Martin Garitano
KOLABORAZIOA

El Lazareto

Hace tanto tiempo... Yo era un niño, apenas un mozalbete y jugaba. Siempre en la calle, en la Plaza de San Pedro, en la burrería y en el caserío de Ramón.

Era un caserío hermoso, blasonado, y entre los manzanos y las higueras habíamos construido una chabola. Allí pasábamos las horas y los días, sentados y discutiendo cómo reparar las goteras, que eran muchas y nos hacían sentirnos casi naúfragos en las lluviosas tardes de sábado. También jugábamos al escondite o entrábamos hasta el mismo centro de la tierra con candiles de carburo, por la puerta de la cueva de Idurixo, protegidos por cascos requisados en una cantera próxima.

Disfrutábamos de un entorno casi idílico, como jóvenzuelos un tanto asilvestrados que soñaban con las aventuras de Tom Sawyer o Batanero, el que huyó por la claraboya a las órdenes de Dick Turpin. Y, sin embargo, al cruzar el puente romano que salvaba el río Deba, algo nos inquietaba: el Lazareto.

Lazareto era un caserón habitado sólo en parte por la familia de Bombillo. No sabíamos su nombre. Sólo que era barrendero y que estaba calvo como una bombilla. Como servidor ahora mismo, más o menos.

Amillaga era un barrio alejado del casco urbano y allí habían levantado el Lazareto, la leprosería. Contaban los mayores que allí confinaron a los vecinos infectados por la lepra que castigó con lacerante dureza la Villa y que se frenó el día de San Roque, tras una procesión rogativa, al llegar el paso a Zubieta. Desde entonces San Roque comparte patronazgo con San Martin de Agirre, hijo del pueblo crucificado en la colina que preside la bahía de Nagasaki.

Y pasábamos frente a Lazareto con un cierto temor, casi reverencial, pensando, tal vez, que la lepra habitaba aún en aquel paraje. Y, asustados por la imagen de gentes cubiertas de pústulas y llagas purulentas, apretábamos el paso para huir del peligro. La posibilidad de ser internados en Lazareto nos parecía algo atroz. Ni Juanbi, que era el más valiente, se atrevía a acercarse a lo que imaginábamos un foco de infección seguro. Aunque Bombillo y su familia vivieran allí con aparente tranquilidad.
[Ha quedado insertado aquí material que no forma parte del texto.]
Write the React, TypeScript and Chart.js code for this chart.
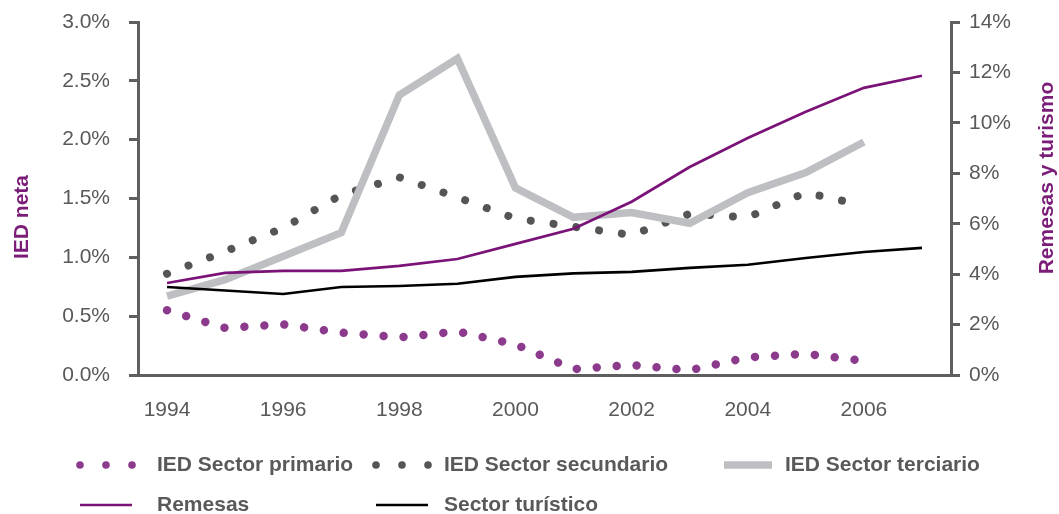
import React, { useEffect, useRef } from "react";
import { Chart, registerables } from "chart.js";

Chart.register(...registerables);

const years = ["1994", "1995", "1996", "1997", "1998", "1999", "2000", "2001", "2002", "2003", "2004", "2005", "2006", "2007"];
const iedPrimario = [0.55, 0.40, 0.43, 0.36, 0.32, 0.37, 0.26, 0.05, 0.085, 0.04, 0.15, 0.18, 0.12, null];
const iedSecundario = [0.86, 1.05, 1.25, 1.53, 1.68, 1.51, 1.33, 1.26, 1.19, 1.37, 1.34, 1.55, 1.44, null];
const iedTerciario = [0.67, 0.81, 1.01, 1.21, 2.38, 2.69, 1.59, 1.34, 1.38, 1.29, 1.55, 1.72, 1.98, null];
const remesas = [3.65, 4.05, 4.13, 4.13, 4.33, 4.6, 5.2, 5.8, 6.87, 8.25, 9.4, 10.44, 11.39, 11.87];
const turistico = [3.49, 3.35, 3.21, 3.49, 3.53, 3.62, 3.89, 4.03, 4.09, 4.25, 4.37, 4.64, 4.88, 5.04];

const labelPrimario = "IED Sector primario";
const labelSecundario = "IED Sector secundario";
const labelTerciario = "IED Sector terciario";
const labelRemesas = "Remesas";
const labelTuristico = "Sector turístico";
const leftTitle = "IED neta";
const rightTitle = "Remesas y turismo";

const FONT = "'Liberation Sans', Arial, sans-serif";
const AXIS = "#5f5f5f";
const TICK_TEXT = "#595959";
const TITLE_PURPLE = "#7a1c78";

const legendItems = [
  { ds: 0, x: 80, y: 465, textX: 157, kind: "dots" },
  { ds: 1, x: 376, y: 465, textX: 444, kind: "dots" },
  { ds: 2, x: 724, y: 465, textX: 785, kind: "line" },
  { ds: 3, x: 80, y: 505, textX: 157, kind: "line" },
  { ds: 4, x: 376, y: 505, textX: 444, kind: "line" },
];

const customPlugin = {
  id: "customDecor",
  afterDraw(chart: any) {
    const ctx = chart.ctx;
    ctx.save();
    ctx.fillStyle = TITLE_PURPLE;
    ctx.font = `bold 21px ${FONT}`;
    ctx.textAlign = "center";
    ctx.textBaseline = "middle";
    ctx.save();
    ctx.translate(22, 217);
    ctx.rotate(-Math.PI / 2);
    ctx.fillText(leftTitle, 0, 0);
    ctx.restore();
    ctx.save();
    ctx.translate(1047, 178);
    ctx.rotate(-Math.PI / 2);
    ctx.fillText(rightTitle, 0, 0);
    ctx.restore();

    legendItems.forEach((it) => {
      const ds = chart.data.datasets[it.ds];
      if (it.kind === "dots") {
        ctx.fillStyle = ds.borderColor;
        for (let i = 0; i < 3; i++) {
          ctx.beginPath();
          ctx.arc(it.x + i * 26, it.y, 3.8, 0, Math.PI * 2);
          ctx.fill();
        }
      } else {
        ctx.strokeStyle = ds.borderColor;
        ctx.lineWidth = ds.borderWidth;
        ctx.lineCap = "butt";
        ctx.beginPath();
        ctx.moveTo(it.x, it.y);
        ctx.lineTo(it.x + (it.ds === 2 ? 48 : 52), it.y);
        ctx.stroke();
      }
      ctx.fillStyle = TICK_TEXT;
      ctx.font = `bold 21px ${FONT}`;
      ctx.textAlign = "left";
      ctx.textBaseline = "middle";
      ctx.fillText(ds.label, it.textX, it.y);
    });
    ctx.restore();
  },
};

export default function App() {
  const ref = useRef<HTMLCanvasElement | null>(null);
  useEffect(() => {
    document.body.style.margin = "0";
    const canvas = ref.current;
    if (!canvas) return;
    const chart = new Chart(canvas, {
      type: "line",
      data: {
        labels: years,
        datasets: [
          {
            label: labelPrimario,
            data: iedPrimario,
            yAxisID: "y",
            borderColor: "#8c3b8c",
            borderWidth: 8.5,
            borderDash: [0.001, 20],
            borderCapStyle: "round",
            pointRadius: 0,
            tension: 0,
            fill: false,
            order: 5,
          },
          {
            label: labelSecundario,
            data: iedSecundario,
            yAxisID: "y",
            borderColor: "#555555",
            borderWidth: 8,
            borderDash: [0.001, 23],
            borderCapStyle: "round",
            pointRadius: 0,
            tension: 0,
            fill: false,
            order: 4,
          },
          {
            label: labelTerciario,
            data: iedTerciario,
            yAxisID: "y",
            borderColor: "#bebfc3",
            borderWidth: 7.5,
            borderCapStyle: "butt",
            borderJoinStyle: "miter",
            pointRadius: 0,
            tension: 0,
            fill: false,
            order: 3,
          },
          {
            label: labelRemesas,
            data: remesas,
            yAxisID: "y2",
            borderColor: "#7a1278",
            borderWidth: 2.7,
            pointRadius: 0,
            tension: 0,
            fill: false,
            order: 2,
          },
          {
            label: labelTuristico,
            data: turistico,
            yAxisID: "y2",
            borderColor: "#000000",
            borderWidth: 2.6,
            pointRadius: 0,
            tension: 0,
            fill: false,
            order: 1,
          },
        ],
      },
      options: {
        responsive: false,
        animation: false,
        devicePixelRatio: 1,
        layout: { padding: { top: 22, left: 0, right: 0, bottom: 0 } },
        plugins: {
          legend: { display: false },
          tooltip: { enabled: false },
          title: { display: false },
        },
        scales: {
          x: {
            type: "category",
            offset: true,
            grid: { display: false },
            border: { display: true, color: AXIS, width: 3 },
            ticks: {
              autoSkip: false,
              maxRotation: 0,
              padding: 15,
              color: TICK_TEXT,
              font: { family: FONT, size: 21 },
              callback: (_v: any, i: number) => (i % 2 === 0 && i < 13 ? years[i] : ""),
            },
            afterFit: (s: any) => {
              s.height = 139;
              s.paddingLeft = 0;
              s.paddingRight = 0;
            },
          },
          y: {
            type: "linear",
            position: "left",
            min: 0,
            max: 3,
            grid: { drawOnChartArea: false, drawTicks: true, tickLength: 9, color: AXIS, lineWidth: 3 },
            border: { display: true, color: AXIS, width: 3 },
            ticks: {
              stepSize: 0.5,
              padding: 19,
              color: TICK_TEXT,
              font: { family: FONT, size: 21 },
              callback: (v: any) => Number(v).toFixed(1) + "%",
            },
            afterFit: (s: any) => {
              s.width = 138;
              s.paddingTop = 0;
              s.paddingBottom = 0;
            },
          },
          y2: {
            type: "linear",
            position: "right",
            min: 0,
            max: 14,
            grid: { drawOnChartArea: false, drawTicks: true, tickLength: 9, color: AXIS, lineWidth: 3 },
            border: { display: true, color: AXIS, width: 3 },
            ticks: {
              stepSize: 2,
              padding: 9,
              color: TICK_TEXT,
              font: { family: FONT, size: 21 },
              callback: (v: any) => v + "%",
            },
            afterFit: (s: any) => {
              s.width = 108;
              s.paddingTop = 0;
              s.paddingBottom = 0;
            },
          },
        },
      } as any,
      plugins: [customPlugin],
    });
    return () => chart.destroy();
  }, []);
  return (
    <div style={{ width: 1059, height: 514, background: "#ffffff" }}>
      <canvas ref={ref} width={1059} height={514} style={{ display: "block" }} />
    </div>
  );
}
Hoy, tantos años después, Lazareto ya no está. Lo derribaron y por allí pasa una carretera variante. Tampoco se conocen nuevos casos de lepra desde aquel bendito día de San Roque. Hoy hemos trasladado los lazaretos a nuestras casas. Decenas de miles de lazaretos habitados por todos. Salvo los infectados por la nueva lepra. A esos los encerramos en hospitales, pabellones deportivos y hasta en hoteles, alguno de gran lujo.

Seguro que nuestros antepasados no procesionaron con mascarilla, poca protección más allá de la boina o el pañuelo en la cabeza. Pero San Roque debió apiadarse de aquellas gentes, temerosas de Dios y aterrorizadas por la lepra.

Como cuando niño, tampoco hoy quiero ser llevado al lazareto. Por eso me quedo en casa. Con televisión, ordenador, un bitter para celebrar el angelus a mediodía, buena comida y tiempo de sobra para cocinar con mimo. También tengo teléfono con el que comunicarme con familia y amigos y no me aburro con todos esos vídeos que corren a la velocidad de la luz por las redes sociales. El mejor, sin duda, el del valiente trompetista que señala la dirección de salida a las fuerzas de ocupación que aprovechan el confinamiento dictado para campar a sus anchas por nuestras calles desertizadas.

También a mí me gusta salir; paso el año esperando al 6 de julio. Deseo abrazar y besar a las gentes que quiero, pero ahora no puede ser. Hemos maltratado al planeta y ahora toca esperar en casa a que sane las heridas que nosotros le hemos infligido. Y que no me cuenten lo del chino que se comió un murciélago. Si no me creo lo del palomo que preñó a una virgen y nació un dios, tampoco esto. Algún día, acaso, sabremos qué ha pasado. Ahora toca esperar en casa. Por mí, por ti, por todos.